Cobalah menggambarkan sukacita dan rasa lega sebagaimana kelihatan pada wajah sang ayah. Ia begitu berbahagia, sehingga langsung saja dia mengajak orang-orangnya untuk menyiapkan perjamuan besar-besaran dengan menyembelih lembu, dan kemudian merayakannya bersama seluruh isi rumah. Selagi sang ayah membawa anaknya yang sudah bertobat itu ke dalam rumah, dan dia memerintahkan anda menyiapkan air untuk mandi si anak bungsu dan mencari pakaian yang terbaik baginya; apakah anda pikir anda akan tersenyum kepada si anak bungsu (tanpa terpaksa) seperti yang telah ditunjukkan oleh ayahnya? Kemudian ketika anda pergi ke luar untuk membuang air kotor bekas mandi si anak bungsu, anda berpapasan dengan anak yang sulung. Si anak sulung itu menjadi marah ketika dia mendengar tentang kembalinya adik laki-lakinya dan diselenggarakannya pesta makan-minum untuk kehormatan si adik.
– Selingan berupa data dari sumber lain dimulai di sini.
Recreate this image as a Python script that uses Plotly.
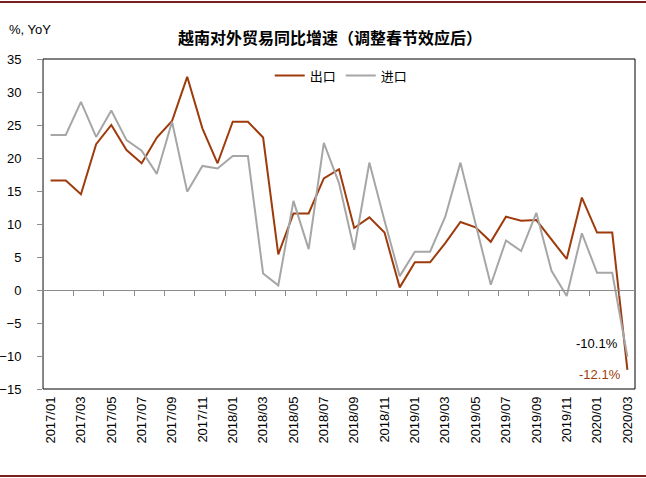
import plotly.graph_objects as go

months = [f"{y}/{m:02d}" for y in (2017, 2018, 2019) for m in range(1, 13)] + ["2020/01", "2020/02", "2020/03"]

export_yoy = [16.6, 16.6, 14.5, 22.1, 25.0, 21.2, 19.2, 23.1, 25.6, 32.3, 24.5, 19.2,
              25.5, 25.5, 23.1, 5.4, 11.6, 11.6, 16.9, 18.3, 9.4, 11.0, 8.7, 0.4,
              4.2, 4.2, 7.1, 10.3, 9.5, 7.3, 11.1, 10.5, 10.6, 7.6, 4.7, 14.0,
              8.7, 8.7, -12.1]
import_yoy = [23.5, 23.5, 28.5, 23.2, 27.2, 22.7, 21.1, 17.6, 25.5, 14.9, 18.8, 18.4,
              20.3, 20.3, 2.5, 0.7, 13.5, 6.2, 22.3, 16.2, 6.1, 19.3, 10.5, 2.1,
              5.8, 5.8, 11.1, 19.3, 10.0, 0.8, 7.5, 5.9, 11.7, 2.9, -0.9, 8.6,
              2.6, 2.6, -10.1]
y_ticks = [35, 30, 25, 20, 15, 10, 5, 0, -5, -10, -15]

ORANGE = "#9E3B0C"
GRAY = "#A6A6A6"
n = len(months)
x = list(range(n))
font_lat = "Liberation Sans"
font_cjk = "Noto Sans CJK SC"

W, H = 646, 478
ML, MR, MT, MB = 43, 11, 59, 89
PW, PH = W - ML - MR, H - MT - MB

fig = go.Figure()
fig.add_trace(go.Scatter(x=x, y=export_yoy, mode="lines", name="出口",
                         line=dict(color=ORANGE, width=2)))
fig.add_trace(go.Scatter(x=x, y=import_yoy, mode="lines", name="进口",
                         line=dict(color=GRAY, width=2)))
# invisible trace to host the zero-line axis
fig.add_trace(go.Scatter(x=[x[0]], y=[0], xaxis="x2", mode="lines",
                         showlegend=False, hoverinfo="skip", line=dict(width=0)))

ymin, ymax = min(y_ticks), max(y_ticks)
zero_frac = (0 - ymin) / (ymax - ymin)

fig.update_layout(
    width=W, height=H,
    margin=dict(l=ML, r=MR, t=MT, b=MB, autoexpand=False),
    paper_bgcolor="white", plot_bgcolor="white",
    showlegend=True,
    legend=dict(orientation="h", x=0.383, y=0.995, xanchor="left", yanchor="top",
                font=dict(family=font_cjk, size=13, color="black"),
                bgcolor="rgba(0,0,0,0)", tracegroupgap=0),
    xaxis=dict(range=[-0.5, n - 0.5], tickmode="array",
               tickvals=x[::2], ticktext=months[::2], tickangle=-90,
               tickfont=dict(family=font_lat, size=13, color="black"),
               showgrid=False, zeroline=False, showline=False, ticks="",
               ticklabelstandoff=4, automargin=False),
    xaxis2=dict(overlaying="x", anchor="free", position=zero_frac, side="bottom",
                range=[-0.5, n - 0.5], tickmode="array",
                tickvals=[v + 0.5 for v in x[1::2]], showticklabels=False,
                ticks="outside", ticklen=5, tickcolor="#8C8C8C", tickwidth=1,
                showline=True, linecolor="#8C8C8C", linewidth=1,
                showgrid=False, zeroline=False, automargin=False),
    yaxis=dict(range=[ymin, ymax], tickmode="array", tickvals=y_ticks,
               tickfont=dict(family=font_lat, size=13, color="black"),
               showgrid=False, zeroline=False, showline=True, linecolor="#8C8C8C",
               linewidth=1, ticks="outside", ticklen=5, tickcolor="#8C8C8C",
               ticklabelstandoff=13, automargin=False),
    font=dict(family=font_lat, size=13, color="black"),
)

# plot border
fig.add_shape(type="rect", xref="paper", yref="paper", x0=0, x1=1, y0=0, y1=1,
              line=dict(color="black", width=1), layer="below")
# dark red decorative rules at page top and bottom
for py in (2, H - 2):
    yy = (H - MB - py) / PH
    fig.add_shape(type="line", xref="paper", yref="paper", x0=-ML / PW, x1=(W - ML) / PW,
                  y0=yy, y1=yy, line=dict(color="#7A1E1E", width=2))

fig.add_annotation(text="越南对外贸易同比增速（调整春节效应后）", xref="paper", yref="paper",
                   x=(330 - ML) / PW, y=(H - MB - 37) / PH, xanchor="center", yanchor="middle",
                   showarrow=False,
                   font=dict(family=font_cjk, size=16, color="black", weight="bold"))
fig.add_annotation(text="%, YoY", xref="paper", yref="paper", x=(7 - ML) / PW,
                   y=(H - MB - 30) / PH, xanchor="left", yanchor="middle", showarrow=False,
                   font=dict(family=font_lat, size=13, color="black"))
fig.add_annotation(text=f"{import_yoy[-1]:.1f}%", x=x[-1] - 2.0, y=import_yoy[-1] + 2.0,
                   xanchor="center", yanchor="middle", showarrow=False,
                   font=dict(family=font_lat, size=13, color="black"))
fig.add_annotation(text=f"{export_yoy[-1]:.1f}%", x=x[-1] - 1.8, y=export_yoy[-1] - 0.7,
                   xanchor="center", yanchor="middle", showarrow=False,
                   font=dict(family=font_lat, size=13, color=ORANGE))

fig.write_html("out.html", config={"displayModeBar": False},
               post_script="document.body.style.margin='0';")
Anda tentu memahami kemarahan si anak sulung, namun anda pun mulai mengerti pengampunan sang ayah. Anda masuk ke ruang pesta perjamuan dan membisikkan informasi penting kepada sang ayah, yaitu bahwa anak sulungnya marah besar terhadap segala sesuatu yang telah terjadi dan tengah berlangsung pada saat itu.
Sang ayah langsung pergi ke luar dan merangkul anak sulungnya. Dapatkah anda melihat kasih yang terpancar keluar dari wajah sang ayah? Bagaimana kiranya adegan terakhir ini menyentuh anda? Sampai meluluhkan hati andakah?
Kita semua merobek-robek atau mencabik-cabik hati Bapa kita di surga pada saat kita pergi meninggalkan Dia seperti yang dilakukan si anak bungsu. Pertanyaan yang harus diajukan adalah apakah kita mengatakan kepada Bapa surgawi bahwa tidak mungkinlah kita diampuni karena sudah sedemikian “gilanya” terjerumus ke dalam kedosaan. Ataukah kita memperkenankan Dia merangkul kita erat-erat dengan belas kasih-Nya? Hidup ini adalah sebuah pilihan – LIFE IS A CHOICE !!!
DOA: Bapa surgawi, terima kasih penuh syukur kuhaturkan kepada-Mu untuk kasih-Mu kepadaku yang tanpa syarat dan juga pengampunan-Mu atas segala dosa-dosaku, baik melalui pikiran, perbuatan, perbuatan maupun kelalaian – teristimewa kelalaian untuk mengasihi sesamaku tanpa memandang perbedaan-perbedaan yang ada: status sosial-ekonomi, ras/bangsa, suku, bahasa, agama. Apabila aku berada dalam keadaan yang tidak benar di mata-Mu, tolonglah aku agar mau dan mampu berlari mendapati-Mu dan jatuh ke dalam pelukan-Mu yang penuh kasih dan pengampunan. Amin.